We recently noticed that ABCL isn't capable of reading files containing certain latin1 characters, like the author comments in albert. ABCL's DecodingReader uses java.nio.charset.CharsetDecoder, which defaults to throwing exceptions when it finds unmappable character or input it otherwise considers malformed. Therefore, reading albert files, which contain Norwegian/Danish o-slashes resulted in an exception being thrown. Same result occurred with files that contain o-umlauts.
The remedy that seemed obvious was changing the CharsetDecoder's error handling strategy to replace malformed input and unmappable characters. Alas, this didn't work, to much surprise, as it resulted in the DecodingReader to loop endlessly.
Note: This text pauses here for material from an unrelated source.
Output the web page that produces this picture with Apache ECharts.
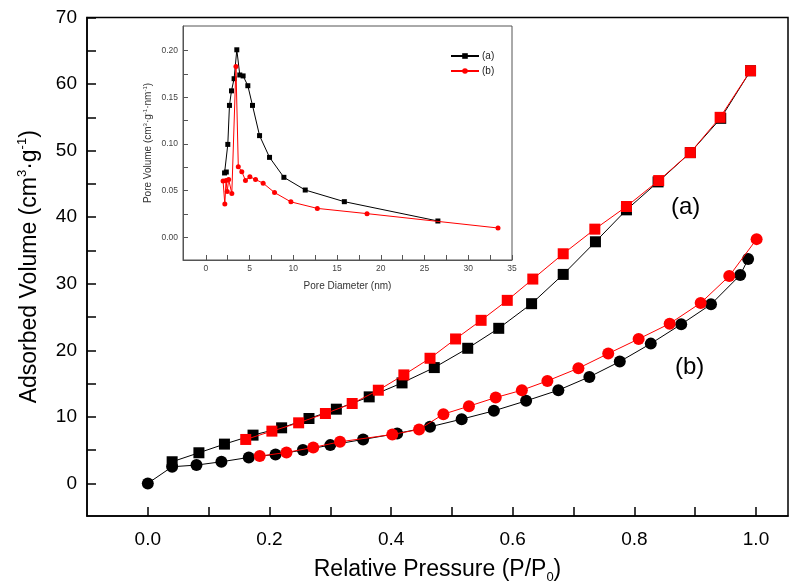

Despite this document, which seems to suggest that an utf-8 byte sequence can only start with f0-f4, it seemed that o-umlaut (f6) and o-slash (f8) threw the decoder off-balance.
After debugging the problem, we noticed that in the case of these characters, the DecodingReader reported an overflow but didn't advance the buffers it uses. So, after some consideration, we introduced a hack where, in case of an overflow that didn't advance the buffers at all, we advance the buffers manually by one byte and insert a ? character into the resulting stream. This reeks of a hack, but so far we haven't been able to find a more elegant solution. This solution does seem to enable us to parse files with such latin1 chars like o-umlaut and o-slash properly, and the fix was committed into ABCL trunk as commit r12902, and will be part of ABCL 0.22.